Task brief: Only the lines from the start of the data through the line with "import plotly.graph_objects as go" belong in the copy. Restate them word for word, minus the pictures.

--- start of Information supplied ---

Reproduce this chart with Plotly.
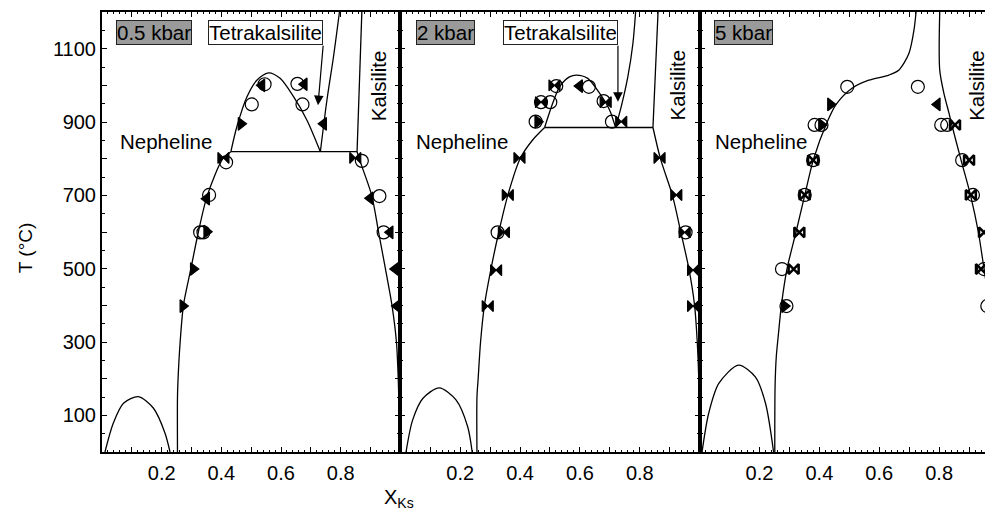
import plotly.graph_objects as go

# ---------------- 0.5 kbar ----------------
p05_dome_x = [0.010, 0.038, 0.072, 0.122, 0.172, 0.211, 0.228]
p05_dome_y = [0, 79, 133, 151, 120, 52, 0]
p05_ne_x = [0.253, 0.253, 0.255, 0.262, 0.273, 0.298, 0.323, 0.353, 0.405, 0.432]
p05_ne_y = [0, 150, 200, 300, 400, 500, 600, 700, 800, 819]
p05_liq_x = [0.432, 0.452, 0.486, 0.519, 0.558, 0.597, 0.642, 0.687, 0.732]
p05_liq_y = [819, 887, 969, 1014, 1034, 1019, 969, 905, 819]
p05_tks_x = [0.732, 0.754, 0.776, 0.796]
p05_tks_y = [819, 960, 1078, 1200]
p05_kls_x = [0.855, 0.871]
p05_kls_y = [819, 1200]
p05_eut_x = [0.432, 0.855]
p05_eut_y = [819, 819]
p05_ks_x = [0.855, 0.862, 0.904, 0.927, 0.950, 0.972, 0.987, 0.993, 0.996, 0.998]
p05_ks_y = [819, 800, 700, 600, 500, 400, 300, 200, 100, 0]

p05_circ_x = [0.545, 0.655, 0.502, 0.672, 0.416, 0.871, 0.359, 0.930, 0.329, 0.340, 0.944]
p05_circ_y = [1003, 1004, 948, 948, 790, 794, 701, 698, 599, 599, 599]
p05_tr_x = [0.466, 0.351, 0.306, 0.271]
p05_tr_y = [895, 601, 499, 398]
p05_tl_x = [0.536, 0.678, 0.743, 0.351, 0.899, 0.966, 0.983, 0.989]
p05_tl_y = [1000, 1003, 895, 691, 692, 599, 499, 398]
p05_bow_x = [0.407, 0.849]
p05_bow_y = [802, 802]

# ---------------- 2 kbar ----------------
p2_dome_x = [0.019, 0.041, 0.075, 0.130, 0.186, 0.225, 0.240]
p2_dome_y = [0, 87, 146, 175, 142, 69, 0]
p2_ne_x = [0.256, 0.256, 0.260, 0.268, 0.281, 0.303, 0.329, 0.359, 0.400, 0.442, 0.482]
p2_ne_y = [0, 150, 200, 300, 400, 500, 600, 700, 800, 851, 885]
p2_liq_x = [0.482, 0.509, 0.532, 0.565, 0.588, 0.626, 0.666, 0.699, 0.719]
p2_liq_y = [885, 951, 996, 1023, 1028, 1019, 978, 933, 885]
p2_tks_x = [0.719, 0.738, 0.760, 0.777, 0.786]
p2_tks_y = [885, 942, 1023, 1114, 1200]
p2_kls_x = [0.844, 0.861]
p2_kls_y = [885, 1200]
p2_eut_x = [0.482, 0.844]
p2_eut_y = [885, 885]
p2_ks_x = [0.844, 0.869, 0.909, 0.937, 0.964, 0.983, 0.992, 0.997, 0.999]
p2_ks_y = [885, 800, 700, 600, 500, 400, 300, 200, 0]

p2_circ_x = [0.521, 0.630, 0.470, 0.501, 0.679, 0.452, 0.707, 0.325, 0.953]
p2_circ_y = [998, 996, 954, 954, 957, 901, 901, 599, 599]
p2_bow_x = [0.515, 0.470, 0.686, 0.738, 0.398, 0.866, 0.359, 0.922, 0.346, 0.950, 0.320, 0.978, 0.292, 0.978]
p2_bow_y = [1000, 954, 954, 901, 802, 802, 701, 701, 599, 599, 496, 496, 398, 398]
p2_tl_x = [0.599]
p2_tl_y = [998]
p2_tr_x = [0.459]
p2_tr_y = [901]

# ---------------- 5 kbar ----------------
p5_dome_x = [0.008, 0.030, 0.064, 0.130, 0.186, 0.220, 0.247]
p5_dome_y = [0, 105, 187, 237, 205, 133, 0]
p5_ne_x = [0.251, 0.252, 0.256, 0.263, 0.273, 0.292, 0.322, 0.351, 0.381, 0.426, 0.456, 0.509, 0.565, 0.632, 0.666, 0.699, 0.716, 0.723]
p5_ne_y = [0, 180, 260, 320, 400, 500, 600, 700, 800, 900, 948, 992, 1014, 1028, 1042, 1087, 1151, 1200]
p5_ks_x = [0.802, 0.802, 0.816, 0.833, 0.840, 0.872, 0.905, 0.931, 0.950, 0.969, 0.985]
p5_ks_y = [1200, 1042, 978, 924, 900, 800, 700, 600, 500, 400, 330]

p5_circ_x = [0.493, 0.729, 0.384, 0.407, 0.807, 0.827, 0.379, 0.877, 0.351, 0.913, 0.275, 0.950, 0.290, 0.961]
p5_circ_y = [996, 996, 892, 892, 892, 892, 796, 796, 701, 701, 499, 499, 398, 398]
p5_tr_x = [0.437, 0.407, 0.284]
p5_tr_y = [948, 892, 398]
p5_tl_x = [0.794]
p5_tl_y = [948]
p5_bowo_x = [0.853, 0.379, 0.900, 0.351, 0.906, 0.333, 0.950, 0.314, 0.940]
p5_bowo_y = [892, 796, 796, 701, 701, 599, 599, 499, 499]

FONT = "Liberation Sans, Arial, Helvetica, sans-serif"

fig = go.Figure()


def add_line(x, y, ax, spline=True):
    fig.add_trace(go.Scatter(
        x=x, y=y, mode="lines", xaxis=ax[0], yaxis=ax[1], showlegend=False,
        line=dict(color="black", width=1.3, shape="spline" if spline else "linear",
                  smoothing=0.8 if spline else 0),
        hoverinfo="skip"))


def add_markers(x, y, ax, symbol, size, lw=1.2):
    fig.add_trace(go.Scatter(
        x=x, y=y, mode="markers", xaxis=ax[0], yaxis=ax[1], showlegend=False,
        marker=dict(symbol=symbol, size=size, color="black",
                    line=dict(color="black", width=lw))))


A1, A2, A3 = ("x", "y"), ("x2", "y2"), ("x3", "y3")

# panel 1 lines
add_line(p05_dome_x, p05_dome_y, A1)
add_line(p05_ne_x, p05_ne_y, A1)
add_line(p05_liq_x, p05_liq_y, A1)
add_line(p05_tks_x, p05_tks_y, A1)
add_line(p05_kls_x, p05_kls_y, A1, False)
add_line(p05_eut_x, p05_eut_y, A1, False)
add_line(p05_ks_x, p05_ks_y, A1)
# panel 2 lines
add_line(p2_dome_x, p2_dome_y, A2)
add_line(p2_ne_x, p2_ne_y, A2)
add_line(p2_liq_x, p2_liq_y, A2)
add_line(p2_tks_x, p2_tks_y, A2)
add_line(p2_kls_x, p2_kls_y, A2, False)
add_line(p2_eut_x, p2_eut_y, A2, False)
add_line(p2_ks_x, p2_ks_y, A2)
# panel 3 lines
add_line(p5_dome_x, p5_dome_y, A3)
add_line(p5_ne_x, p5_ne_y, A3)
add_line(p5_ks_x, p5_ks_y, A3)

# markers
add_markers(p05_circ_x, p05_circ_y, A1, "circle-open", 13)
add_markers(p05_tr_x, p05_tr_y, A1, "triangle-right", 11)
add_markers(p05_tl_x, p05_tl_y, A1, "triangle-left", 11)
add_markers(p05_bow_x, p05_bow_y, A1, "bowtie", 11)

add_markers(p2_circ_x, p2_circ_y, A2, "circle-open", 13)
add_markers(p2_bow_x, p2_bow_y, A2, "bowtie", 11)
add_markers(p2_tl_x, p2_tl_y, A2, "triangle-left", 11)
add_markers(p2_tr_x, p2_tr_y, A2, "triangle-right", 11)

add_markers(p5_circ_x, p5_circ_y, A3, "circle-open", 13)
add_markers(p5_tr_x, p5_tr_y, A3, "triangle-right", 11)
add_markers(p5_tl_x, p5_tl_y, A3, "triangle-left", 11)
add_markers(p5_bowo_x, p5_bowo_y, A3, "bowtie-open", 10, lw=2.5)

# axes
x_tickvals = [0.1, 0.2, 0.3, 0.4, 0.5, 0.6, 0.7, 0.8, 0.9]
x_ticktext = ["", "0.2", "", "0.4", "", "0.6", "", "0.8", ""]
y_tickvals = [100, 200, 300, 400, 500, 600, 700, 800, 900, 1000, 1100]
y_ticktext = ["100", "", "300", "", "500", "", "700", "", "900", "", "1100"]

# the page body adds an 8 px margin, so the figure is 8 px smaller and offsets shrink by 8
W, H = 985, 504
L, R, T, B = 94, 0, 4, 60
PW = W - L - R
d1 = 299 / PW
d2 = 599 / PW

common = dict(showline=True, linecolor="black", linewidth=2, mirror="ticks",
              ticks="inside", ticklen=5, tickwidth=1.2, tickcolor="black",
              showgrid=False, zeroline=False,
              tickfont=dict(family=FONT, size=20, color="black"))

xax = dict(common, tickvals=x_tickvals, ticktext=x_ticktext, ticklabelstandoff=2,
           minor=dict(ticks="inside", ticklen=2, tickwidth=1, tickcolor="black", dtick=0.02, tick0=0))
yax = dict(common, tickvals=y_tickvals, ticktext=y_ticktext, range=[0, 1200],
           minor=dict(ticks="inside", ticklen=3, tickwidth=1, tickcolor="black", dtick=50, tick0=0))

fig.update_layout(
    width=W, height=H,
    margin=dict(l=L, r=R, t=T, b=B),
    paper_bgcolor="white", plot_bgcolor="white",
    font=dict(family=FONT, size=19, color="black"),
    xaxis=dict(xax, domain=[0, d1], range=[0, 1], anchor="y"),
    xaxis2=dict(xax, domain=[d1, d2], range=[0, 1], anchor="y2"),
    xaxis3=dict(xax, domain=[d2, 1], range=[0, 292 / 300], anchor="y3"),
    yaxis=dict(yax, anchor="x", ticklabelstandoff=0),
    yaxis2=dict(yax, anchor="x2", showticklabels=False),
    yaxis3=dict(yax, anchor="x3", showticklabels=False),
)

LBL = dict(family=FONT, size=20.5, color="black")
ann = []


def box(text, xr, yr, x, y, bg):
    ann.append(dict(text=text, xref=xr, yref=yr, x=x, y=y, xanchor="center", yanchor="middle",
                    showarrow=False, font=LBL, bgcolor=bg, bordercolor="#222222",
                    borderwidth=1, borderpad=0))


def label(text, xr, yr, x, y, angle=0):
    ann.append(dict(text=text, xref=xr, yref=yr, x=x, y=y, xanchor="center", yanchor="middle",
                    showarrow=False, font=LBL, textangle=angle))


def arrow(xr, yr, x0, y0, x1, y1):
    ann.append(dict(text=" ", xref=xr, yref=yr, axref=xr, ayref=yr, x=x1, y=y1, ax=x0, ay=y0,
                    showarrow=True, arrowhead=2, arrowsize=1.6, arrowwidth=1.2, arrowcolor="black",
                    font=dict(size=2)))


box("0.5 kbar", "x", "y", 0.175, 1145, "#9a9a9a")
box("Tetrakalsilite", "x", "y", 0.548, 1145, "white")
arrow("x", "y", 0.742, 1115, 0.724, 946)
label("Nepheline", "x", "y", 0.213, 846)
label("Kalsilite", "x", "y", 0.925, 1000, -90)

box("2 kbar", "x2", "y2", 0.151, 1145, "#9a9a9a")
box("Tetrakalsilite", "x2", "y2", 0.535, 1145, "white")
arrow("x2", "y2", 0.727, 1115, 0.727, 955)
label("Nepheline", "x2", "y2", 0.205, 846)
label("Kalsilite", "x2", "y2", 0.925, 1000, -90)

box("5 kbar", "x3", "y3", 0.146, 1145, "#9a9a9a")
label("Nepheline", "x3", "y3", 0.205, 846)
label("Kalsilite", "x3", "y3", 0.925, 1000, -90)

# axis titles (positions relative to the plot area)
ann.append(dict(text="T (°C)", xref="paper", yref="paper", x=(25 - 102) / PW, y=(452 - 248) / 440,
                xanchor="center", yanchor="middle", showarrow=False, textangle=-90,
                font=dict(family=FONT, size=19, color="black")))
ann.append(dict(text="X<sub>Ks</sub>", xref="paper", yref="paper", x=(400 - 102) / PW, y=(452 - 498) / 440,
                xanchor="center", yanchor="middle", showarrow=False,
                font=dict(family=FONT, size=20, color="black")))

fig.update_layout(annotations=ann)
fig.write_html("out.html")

--- end of Information supplied ---

Exercise response:
Reproduce this chart with Plotly.
import plotly.graph_objects as go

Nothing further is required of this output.